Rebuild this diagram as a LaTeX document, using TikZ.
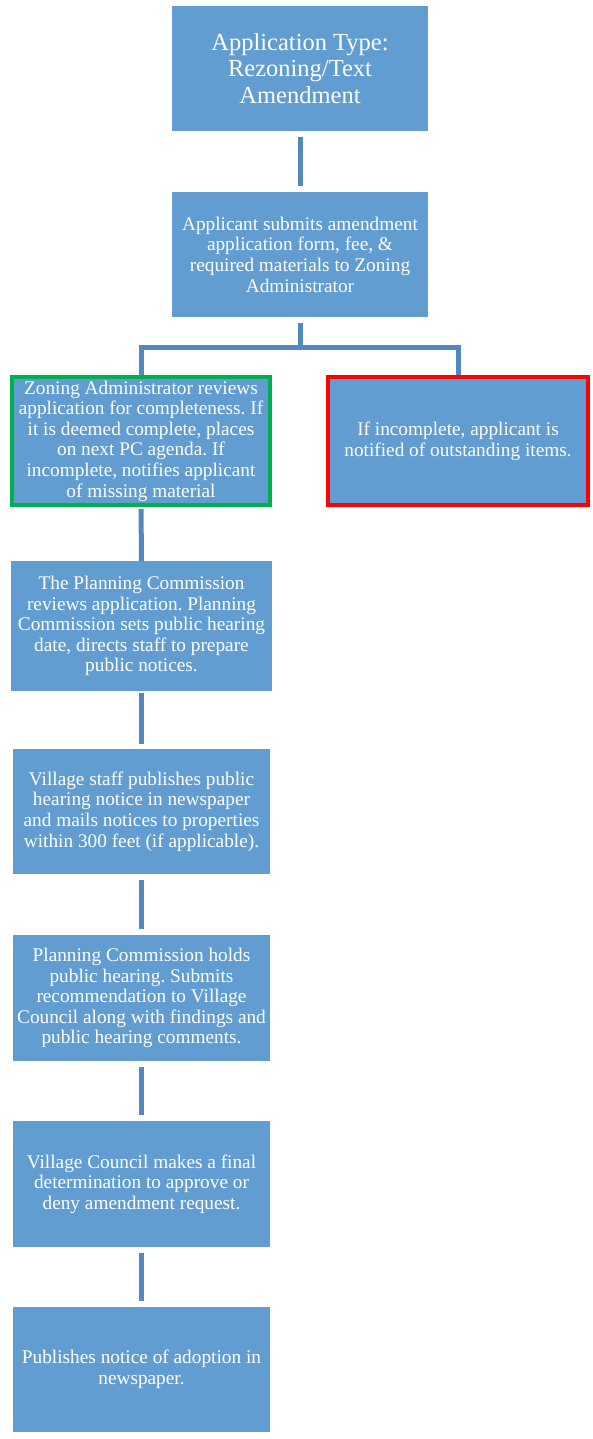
\documentclass[tikz,border=0pt]{standalone}
\usepackage{fontspec}
\setmainfont{Liberation Serif}
\frenchspacing
\definecolor{boxfill}{RGB}{98,157,209}
\definecolor{connc}{RGB}{84,137,190}
\definecolor{okgreen}{RGB}{0,176,80}
\definecolor{badred}{RGB}{255,0,0}
\begin{document}
\begin{tikzpicture}[x=1pt,y=-1pt]
\tikzset{
  stepbox/.style={fill=boxfill, draw=none, text=white, align=center, inner sep=0pt,
     font=\fontsize{19.3}{20.6}\selectfont},
  conn/.style={draw=connc, line width=5pt, line cap=butt, line join=miter},
}
\useasboundingbox (0,0) rectangle (593,1439);
\node[stepbox, minimum width=256pt, minimum height=125pt, font=\fontsize{24.5}{26.5}\selectfont] (t1) at (300,68.5)
  {Application Type:\\Rezoning/Text\\Amendment};
\node[stepbox, minimum width=256pt, minimum height=125pt] (t2) at (300,254.5)
  {Applicant submits amendment\\application form, fee, \&\\required materials to Zoning\\Administrator};
\node[stepbox, minimum width=258pt, minimum height=128pt, draw=okgreen, line width=4pt] (za) at (141,441)
  {Zoning Administrator reviews\\application for completeness. If\\it is deemed complete, places\\on next PC agenda. If\\incomplete, notifies applicant\\of missing material};
\node[stepbox, minimum width=260pt, minimum height=128pt, draw=badred, line width=4pt] (inc) at (458,441)
  {If incomplete, applicant is\\notified of outstanding items.};
\node[stepbox, minimum width=261pt, minimum height=130pt] (pc) at (141.5,626)
  {The Planning Commission\\reviews application. Planning\\Commission sets public hearing\\date, directs staff to prepare\\public notices.};
\node[stepbox, minimum width=257pt, minimum height=125pt] (vs) at (141.5,811.5)
  {Village staff publishes public\\hearing notice in newspaper\\and mails notices to properties\\within 300 feet (if applicable).};
\node[stepbox, minimum width=257pt, minimum height=126pt] (ph) at (141.5,998)
  {Planning Commission holds\\public hearing. Submits\\recommendation to Village\\Council along with findings and\\public hearing comments.};
\node[stepbox, minimum width=257pt, minimum height=126pt] (vc) at (141.5,1184)
  {Village Council makes a final\\determination to approve or\\deny amendment request.};
\node[stepbox, minimum width=257pt, minimum height=125pt] (pn) at (141.5,1369.5)
  {Publishes notice of adoption in\\newspaper.};
\coordinate (j) at (300,347);
\draw[conn, shorten <=6pt, shorten >=6pt] (t1.south) -- (t2.north);
\draw[conn, shorten <=6pt] (t2.south) -- (j);
\draw[conn] (j) -| (za.north);
\draw[conn] (j) -| (inc.north);
\draw[conn, shorten <=2pt] (za.south) -- (pc.north);
\draw[conn, shorten <=2pt, shorten >=5pt] (pc.south) -- (vs.north);
\draw[conn, shorten <=6pt, shorten >=6pt] (vs.south) -- (ph.north);
\draw[conn, shorten <=6pt, shorten >=6pt] (ph.south) -- (vc.north);
\draw[conn, shorten <=6pt, shorten >=6pt] (vc.south) -- (pn.north);
\end{tikzpicture}
\end{document}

● **Goal**: Transcribe each line above verbatim, with the pictures left out.

● **Solution for this task**:
Rebuild this diagram as a LaTeX document, using TikZ.
\documentclass[tikz,border=0pt]{standalone}
\usepackage{fontspec}
\setmainfont{Liberation Serif}
\frenchspacing
\definecolor{boxfill}{RGB}{98,157,209}
\definecolor{connc}{RGB}{84,137,190}
\definecolor{okgreen}{RGB}{0,176,80}
\definecolor{badred}{RGB}{255,0,0}
\begin{document}
\begin{tikzpicture}[x=1pt,y=-1pt]
\tikzset{
  stepbox/.style={fill=boxfill, draw=none, text=white, align=center, inner sep=0pt,
     font=\fontsize{19.3}{20.6}\selectfont},
  conn/.style={draw=connc, line width=5pt, line cap=butt, line join=miter},
}
\useasboundingbox (0,0) rectangle (593,1439);
\node[stepbox, minimum width=256pt, minimum height=125pt, font=\fontsize{24.5}{26.5}\selectfont] (t1) at (300,68.5)
  {Application Type:\\Rezoning/Text\\Amendment};
\node[stepbox, minimum width=256pt, minimum height=125pt] (t2) at (300,254.5)
  {Applicant submits amendment\\application form, fee, \&\\required materials to Zoning\\Administrator};
\node[stepbox, minimum width=258pt, minimum height=128pt, draw=okgreen, line width=4pt] (za) at (141,441)
  {Zoning Administrator reviews\\application for completeness. If\\it is deemed complete, places\\on next PC agenda. If\\incomplete, notifies applicant\\of missing material};
\node[stepbox, minimum width=260pt, minimum height=128pt, draw=badred, line width=4pt] (inc) at (458,441)
  {If incomplete, applicant is\\notified of outstanding items.};
\node[stepbox, minimum width=261pt, minimum height=130pt] (pc) at (141.5,626)
  {The Planning Commission\\reviews application. Planning\\Commission sets public hearing\\date, directs staff to prepare\\public notices.};
\node[stepbox, minimum width=257pt, minimum height=125pt] (vs) at (141.5,811.5)
  {Village staff publishes public\\hearing notice in newspaper\\and mails notices to properties\\within 300 feet (if applicable).};
\node[stepbox, minimum width=257pt, minimum height=126pt] (ph) at (141.5,998)
  {Planning Commission holds\\public hearing. Submits\\recommendation to Village\\Council along with findings and\\public hearing comments.};
\node[stepbox, minimum width=257pt, minimum height=126pt] (vc) at (141.5,1184)
  {Village Council makes a final\\determination to approve or\\deny amendment request.};
\node[stepbox, minimum width=257pt, minimum height=125pt] (pn) at (141.5,1369.5)
  {Publishes notice of adoption in\\newspaper.};
\coordinate (j) at (300,347);
\draw[conn, shorten <=6pt, shorten >=6pt] (t1.south) -- (t2.north);
\draw[conn, shorten <=6pt] (t2.south) -- (j);
\draw[conn] (j) -| (za.north);
\draw[conn] (j) -| (inc.north);
\draw[conn, shorten <=2pt] (za.south) -- (pc.north);
\draw[conn, shorten <=2pt, shorten >=5pt] (pc.south) -- (vs.north);
\draw[conn, shorten <=6pt, shorten >=6pt] (vs.south) -- (ph.north);
\draw[conn, shorten <=6pt, shorten >=6pt] (ph.south) -- (vc.north);
\draw[conn, shorten <=6pt, shorten >=6pt] (vc.south) -- (pn.north);
\end{tikzpicture}
\end{document}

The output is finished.